- _To be done_
Return the material exactly, first line through the line containing "import * as", and nothing more. Pictures stay out.

━━━━━━━━━━━━━━━━━━━━

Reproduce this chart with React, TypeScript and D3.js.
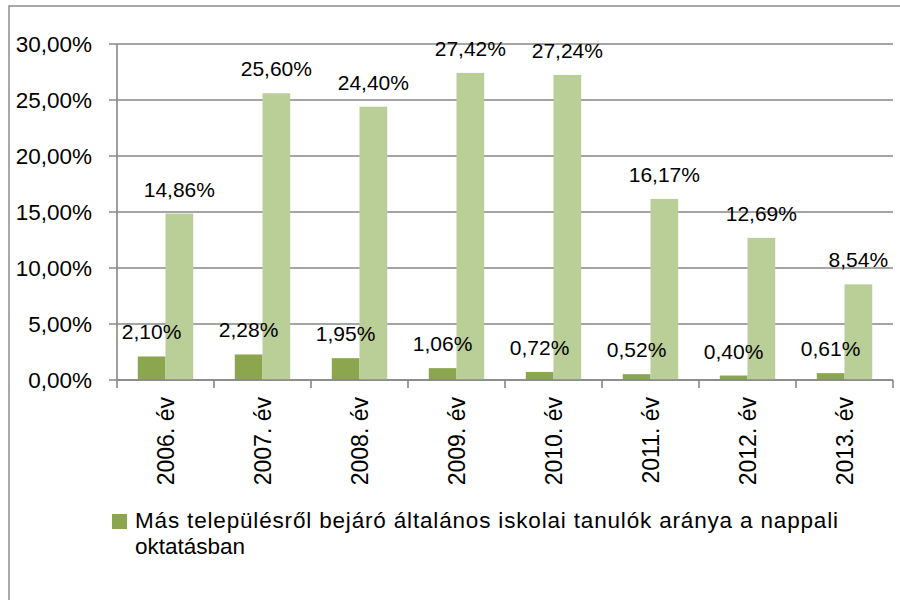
import React from "react";
import * as d3 from "d3";

const categories = ["2006. év", "2007. év", "2008. év", "2009. év", "2010. év", "2011. év", "2012. év", "2013. év"];
const seriesDark = [2.10, 2.28, 1.95, 1.06, 0.72, 0.52, 0.40, 0.61];
const seriesLight = [14.86, 25.60, 24.40, 27.42, 27.24, 16.17, 12.69, 8.54];
const yTicks = [0, 5, 10, 15, 20, 25, 30];
const seriesKeys = ["dark", "light"];
const seriesColors = ["#8BA64F", "#BACE97"];
const legendLines = ["Más településről bejáró általános iskolai tanulók aránya a nappali", "oktatásban"];

const FONT = "'Liberation Sans', Arial, sans-serif";
const fmt = (v: number) => v.toFixed(2).replace(".", ",") + "%";

export default function App() {
  const left = 117, right = 893, top = 44, bottom = 380;
  const x = d3.scaleBand<string>().domain(categories).range([left, right]).paddingInner(0).paddingOuter(0);
  const xs = d3.scaleBand<string>().domain(seriesKeys).range([0, x.bandwidth()]).paddingInner(0).paddingOuter(0.75);
  const y = d3.scaleLinear().domain([0, 30]).range([bottom, top]);
  const grid = "#878787";
  const data = [seriesDark, seriesLight];

  return (
    <svg width={900} height={600} style={{ position: "absolute", left: 0, top: 0, background: "#fff" }} fontFamily={FONT}>
      <rect x={9} y={6} width={1000} height={1000} fill="#fff" stroke="#8c8c8c" strokeWidth={1.5} />
      {yTicks.map((t) => (
        <g key={t}>
          <line x1={left - 8} x2={right} y1={y(t)} y2={y(t)} stroke={grid} strokeWidth={1.6} />
          <text x={92} y={y(t)} dy="0.36em" textAnchor="end" fontSize={22.5} fill="#000">{fmt(t)}</text>
        </g>
      ))}
      <line x1={left} x2={left} y1={top} y2={bottom + 8} stroke={grid} strokeWidth={1.6} />
      {categories.map((c) => (
        <line key={"tk" + c} x1={(x(c) as number) + x.bandwidth()} x2={(x(c) as number) + x.bandwidth()} y1={bottom} y2={bottom + 8} stroke={grid} strokeWidth={1.6} />
      ))}
      {data.map((vals, si) =>
        categories.map((c, i) => (
          <rect key={si + c} x={(x(c) as number) + (xs(seriesKeys[si]) as number)} y={y(vals[i])} width={xs.bandwidth()} height={bottom - y(vals[i])} fill={seriesColors[si]} />
        ))
      )}
      <line x1={left} x2={right} y1={bottom} y2={bottom} stroke={grid} strokeWidth={1.6} />
      {data.map((vals, si) =>
        categories.map((c, i) => (
          <text key={"l" + si + c} x={(x(c) as number) + (xs(seriesKeys[si]) as number) + xs.bandwidth() / 2} y={y(vals[i]) - 17} textAnchor="middle" fontSize={21} fill="#000">{fmt(vals[i])}</text>
        ))
      )}
      {categories.map((c) => {
        const cx = (x(c) as number) + x.bandwidth() / 2;
        return (
          <text key={"x" + c} transform={`translate(${cx},${bottom + 17}) rotate(-90)`} textAnchor="end" dy="0.36em" fontSize={23} fill="#000">{c}</text>
        );
      })}
      <rect x={112} y={514} width={15} height={15} fill={seriesColors[0]} />
      <text x={135} y={528} fontSize={22.5} fill="#000" textLength={703} lengthAdjust="spacing">{legendLines[0]}</text>
      <text x={135} y={554} fontSize={22.5} fill="#000">{legendLines[1]}</text>
    </svg>
  );
}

━━━━━━━━━━━━━━━━━━━━

- _Output for this exercise_
Reproduce this chart with React, TypeScript and D3.js.
import React from "react";
import * as d3 from "d3";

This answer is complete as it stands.